KIernan's story reads like a mixture between The X-Files and H.P. Lovecraft, combining conspiracies with cosmic horror. One of our protagonists (as there are a few point-of-view characters in this relatively short tale) is the Signalman, an aging agent of a shadowy organization, the kind you'd associate with Area 51 and other oddities. As it turns out, there are several organizations like this that work amongst each other, trading secrets and information in order to unravel the truth behind strange occurrences.
All of this, by the way, is conjecture on the nature of these organizations. Other than the title, the name "Dreamland" is only mentioned once as a specific location, and we are given very little definitive information about, well, anything. The few details we have are coyly hinted or heavily implied while being spread throughout the story, adding to the dizzying whirlwind that Kiernan puts us on.

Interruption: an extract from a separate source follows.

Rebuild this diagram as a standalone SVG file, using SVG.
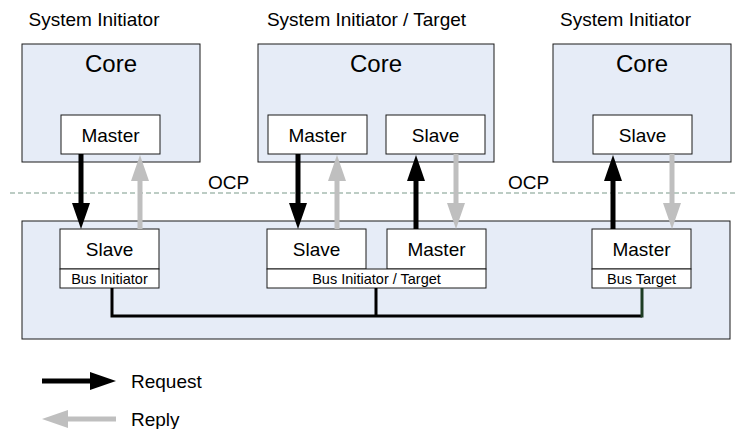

And dizziness is certainly the aim here, as Kiernan's goal is to create an atmosphere that should leave you uneasy and slightly nauseated (in a good way!). You see, the narrative does not adhere to your simple concepts of time. Ideas and flashbacks are quickly and subtly interspersed in a few character's points of views, and sometimes the only way to keep the current time straight is to note the date and year mercifully amended to each chapter title. One of the characters specifically is not buoyed to time, and spends some peaceful moments revisiting past occurrences as well as a terrifying future.
Where Kiernan really deserves some praise is keeping this narrative moving. There are several scenes where everything yo-yos back and forth between a character's memories, or where metaphorical language creates confusing, feverish descriptions. Kiernan keeps the story moving and crafts it so well that you never feel truly lost. It's a lot like a roller coaster, where your subconscious experiences a lack of control, but you always remain on track.
This is, of course, a continuation of my ever-growing love of Lovecraft's work of the work of others that he has inspired. Just like Victor LaValle's The Ballad of Black Tom pulls directly from Lovecraft's "The Horror at Red Hook," Agents of Dreamland pulls from a few prime sources, none of which I want to share as I don't want to give anything away.
Agents of Dreamland is a fascinating little read, and a very modern approach to the cosmic horror genre. It gave me a lot to think about, and some of the creepier concepts will very likely find themselves burrowing into my brain later. If you're looking for a short narrative that will twist your mind in circles and leave you wrung out, then this might be the story for you.